--- start INPUT RECORDS ---
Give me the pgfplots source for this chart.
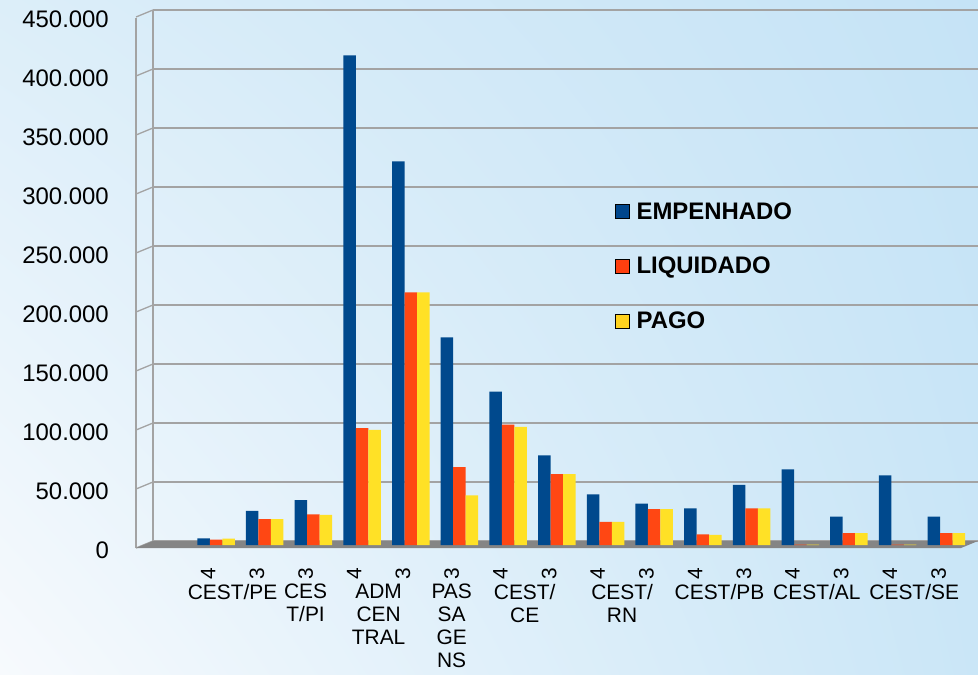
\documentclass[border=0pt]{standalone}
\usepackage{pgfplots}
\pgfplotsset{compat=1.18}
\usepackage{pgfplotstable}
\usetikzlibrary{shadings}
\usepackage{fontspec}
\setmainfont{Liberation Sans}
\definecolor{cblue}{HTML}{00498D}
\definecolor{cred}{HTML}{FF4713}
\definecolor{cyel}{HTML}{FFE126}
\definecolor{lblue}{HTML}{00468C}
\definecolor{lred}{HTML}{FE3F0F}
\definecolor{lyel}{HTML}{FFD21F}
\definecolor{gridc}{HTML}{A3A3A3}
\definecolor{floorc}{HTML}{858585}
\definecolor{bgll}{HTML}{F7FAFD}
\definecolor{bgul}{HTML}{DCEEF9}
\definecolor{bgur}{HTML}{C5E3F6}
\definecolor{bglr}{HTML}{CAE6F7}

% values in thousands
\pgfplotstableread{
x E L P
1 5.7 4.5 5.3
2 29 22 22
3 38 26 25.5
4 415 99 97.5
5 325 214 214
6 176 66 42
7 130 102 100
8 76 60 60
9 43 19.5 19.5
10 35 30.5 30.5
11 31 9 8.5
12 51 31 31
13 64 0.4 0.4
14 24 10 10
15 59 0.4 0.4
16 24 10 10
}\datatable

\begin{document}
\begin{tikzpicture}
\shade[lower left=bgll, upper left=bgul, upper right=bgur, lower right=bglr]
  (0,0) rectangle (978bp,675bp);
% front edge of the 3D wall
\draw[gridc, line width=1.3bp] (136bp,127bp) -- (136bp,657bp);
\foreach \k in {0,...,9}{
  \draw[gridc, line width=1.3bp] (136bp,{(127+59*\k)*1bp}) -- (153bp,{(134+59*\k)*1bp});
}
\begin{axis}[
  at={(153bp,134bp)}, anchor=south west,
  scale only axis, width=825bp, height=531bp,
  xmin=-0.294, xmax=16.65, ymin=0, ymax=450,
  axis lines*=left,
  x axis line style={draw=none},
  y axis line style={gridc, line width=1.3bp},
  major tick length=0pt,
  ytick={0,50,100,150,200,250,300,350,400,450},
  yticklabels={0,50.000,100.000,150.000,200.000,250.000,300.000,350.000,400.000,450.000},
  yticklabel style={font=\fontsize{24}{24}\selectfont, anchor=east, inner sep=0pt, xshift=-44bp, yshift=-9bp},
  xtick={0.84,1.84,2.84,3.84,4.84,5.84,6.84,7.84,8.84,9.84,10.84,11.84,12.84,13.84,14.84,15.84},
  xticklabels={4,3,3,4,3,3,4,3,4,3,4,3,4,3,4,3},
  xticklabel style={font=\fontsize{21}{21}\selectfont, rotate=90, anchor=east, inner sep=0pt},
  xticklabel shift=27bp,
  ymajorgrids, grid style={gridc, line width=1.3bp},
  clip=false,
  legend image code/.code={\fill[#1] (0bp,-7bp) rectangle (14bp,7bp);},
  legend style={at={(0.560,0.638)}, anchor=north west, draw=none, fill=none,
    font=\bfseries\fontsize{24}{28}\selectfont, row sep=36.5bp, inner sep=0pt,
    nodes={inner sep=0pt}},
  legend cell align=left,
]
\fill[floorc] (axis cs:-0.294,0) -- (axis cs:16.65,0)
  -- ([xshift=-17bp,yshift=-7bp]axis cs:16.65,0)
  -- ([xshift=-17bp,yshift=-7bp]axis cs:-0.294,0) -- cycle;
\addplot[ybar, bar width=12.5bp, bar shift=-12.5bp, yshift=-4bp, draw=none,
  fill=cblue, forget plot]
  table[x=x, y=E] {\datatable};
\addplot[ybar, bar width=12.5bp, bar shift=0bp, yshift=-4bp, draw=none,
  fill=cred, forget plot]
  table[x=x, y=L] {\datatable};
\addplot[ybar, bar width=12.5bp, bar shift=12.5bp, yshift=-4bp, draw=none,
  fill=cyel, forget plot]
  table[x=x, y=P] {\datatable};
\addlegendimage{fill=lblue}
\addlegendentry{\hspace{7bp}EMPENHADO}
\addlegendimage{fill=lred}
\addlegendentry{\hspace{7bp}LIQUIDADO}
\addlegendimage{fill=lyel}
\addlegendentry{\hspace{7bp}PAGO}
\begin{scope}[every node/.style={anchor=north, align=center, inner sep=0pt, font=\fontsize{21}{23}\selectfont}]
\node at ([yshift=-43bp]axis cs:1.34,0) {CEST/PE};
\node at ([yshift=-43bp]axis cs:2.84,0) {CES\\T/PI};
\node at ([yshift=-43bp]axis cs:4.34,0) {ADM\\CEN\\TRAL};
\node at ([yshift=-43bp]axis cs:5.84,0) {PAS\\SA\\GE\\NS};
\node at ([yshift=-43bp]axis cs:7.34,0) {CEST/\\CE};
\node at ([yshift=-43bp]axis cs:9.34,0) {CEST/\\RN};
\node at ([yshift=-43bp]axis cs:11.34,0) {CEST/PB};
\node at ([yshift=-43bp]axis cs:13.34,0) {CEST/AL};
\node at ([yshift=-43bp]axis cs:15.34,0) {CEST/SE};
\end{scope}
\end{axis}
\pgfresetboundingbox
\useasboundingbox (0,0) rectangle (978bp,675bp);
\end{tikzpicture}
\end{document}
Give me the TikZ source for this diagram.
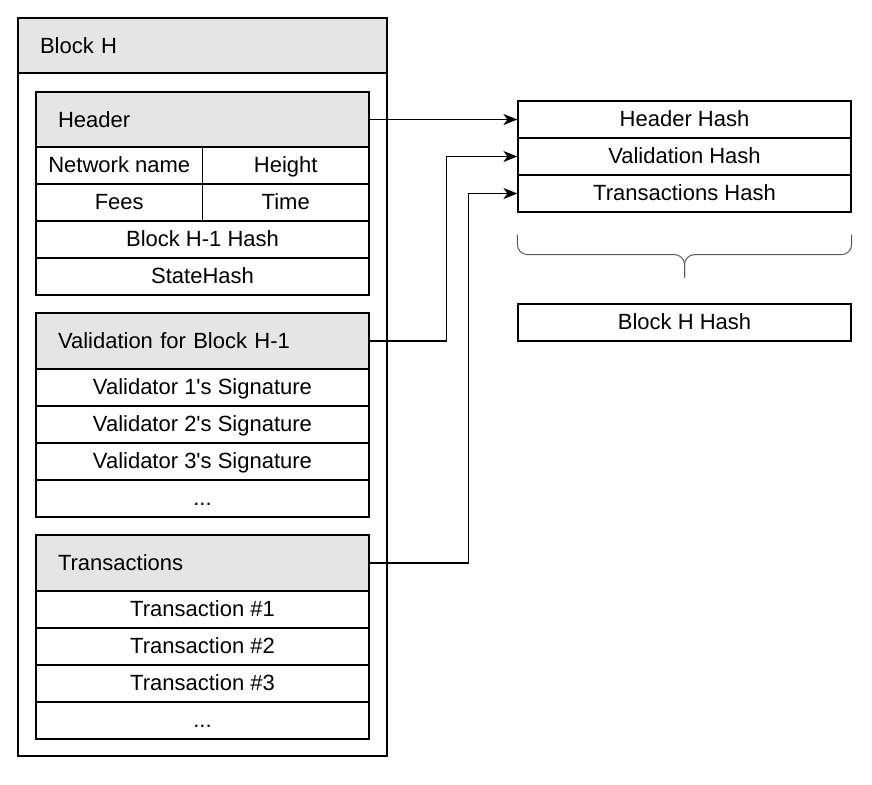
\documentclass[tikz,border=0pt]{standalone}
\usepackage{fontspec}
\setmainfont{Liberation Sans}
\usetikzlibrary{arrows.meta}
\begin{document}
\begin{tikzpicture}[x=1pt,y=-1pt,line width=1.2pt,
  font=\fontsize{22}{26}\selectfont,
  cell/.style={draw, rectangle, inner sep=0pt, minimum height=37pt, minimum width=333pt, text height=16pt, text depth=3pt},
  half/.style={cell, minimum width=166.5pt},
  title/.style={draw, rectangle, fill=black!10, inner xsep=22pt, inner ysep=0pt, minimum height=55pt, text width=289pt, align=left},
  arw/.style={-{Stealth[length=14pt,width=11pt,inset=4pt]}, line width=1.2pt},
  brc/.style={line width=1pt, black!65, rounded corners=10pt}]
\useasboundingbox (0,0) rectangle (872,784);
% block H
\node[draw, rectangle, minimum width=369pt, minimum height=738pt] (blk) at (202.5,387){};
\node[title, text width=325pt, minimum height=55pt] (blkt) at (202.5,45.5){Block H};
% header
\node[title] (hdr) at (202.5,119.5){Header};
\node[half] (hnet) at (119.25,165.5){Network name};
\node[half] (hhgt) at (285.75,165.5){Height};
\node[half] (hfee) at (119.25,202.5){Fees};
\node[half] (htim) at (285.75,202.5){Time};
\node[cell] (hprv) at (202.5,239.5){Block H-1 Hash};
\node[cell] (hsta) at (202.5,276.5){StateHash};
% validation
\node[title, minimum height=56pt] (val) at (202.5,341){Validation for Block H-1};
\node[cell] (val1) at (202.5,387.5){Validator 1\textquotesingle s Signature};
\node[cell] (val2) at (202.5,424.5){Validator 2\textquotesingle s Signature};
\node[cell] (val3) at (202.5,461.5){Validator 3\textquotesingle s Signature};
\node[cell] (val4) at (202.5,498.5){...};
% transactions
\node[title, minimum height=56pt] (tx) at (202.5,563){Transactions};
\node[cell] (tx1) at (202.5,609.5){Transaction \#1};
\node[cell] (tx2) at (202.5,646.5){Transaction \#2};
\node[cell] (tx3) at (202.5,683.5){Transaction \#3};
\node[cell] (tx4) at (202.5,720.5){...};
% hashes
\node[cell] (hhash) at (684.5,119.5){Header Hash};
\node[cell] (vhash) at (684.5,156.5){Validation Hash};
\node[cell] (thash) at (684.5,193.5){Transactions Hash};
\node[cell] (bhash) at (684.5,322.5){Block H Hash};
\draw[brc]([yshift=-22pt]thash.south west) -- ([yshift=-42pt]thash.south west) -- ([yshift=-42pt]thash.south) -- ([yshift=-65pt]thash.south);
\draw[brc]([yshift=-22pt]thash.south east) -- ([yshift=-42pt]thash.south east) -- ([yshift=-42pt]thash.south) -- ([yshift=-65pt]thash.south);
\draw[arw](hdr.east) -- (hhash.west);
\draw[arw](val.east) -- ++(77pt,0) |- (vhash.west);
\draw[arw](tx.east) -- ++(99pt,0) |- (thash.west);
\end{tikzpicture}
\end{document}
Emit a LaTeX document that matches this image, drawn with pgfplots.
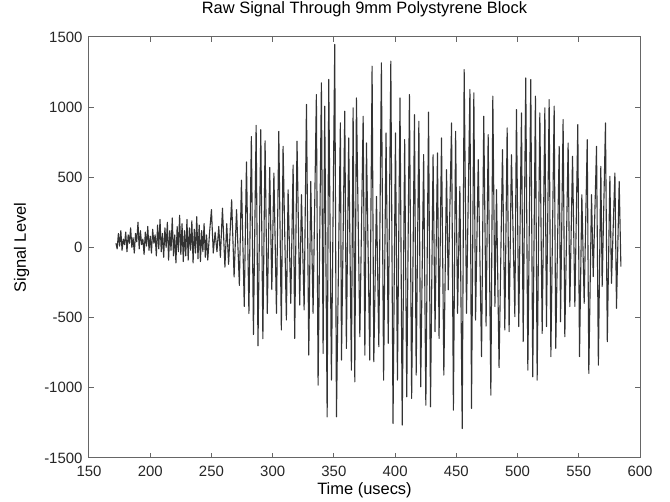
--- end INPUT RECORDS ---
◆ TASK OBJECTIVE:
Every line above that contains the word "this" should be reported.

◆ OUTPUT OF THE EXERCISE:
Give me the pgfplots source for this chart.
Give me the TikZ source for this diagram.
Emit a LaTeX document that matches this image, drawn with pgfplots.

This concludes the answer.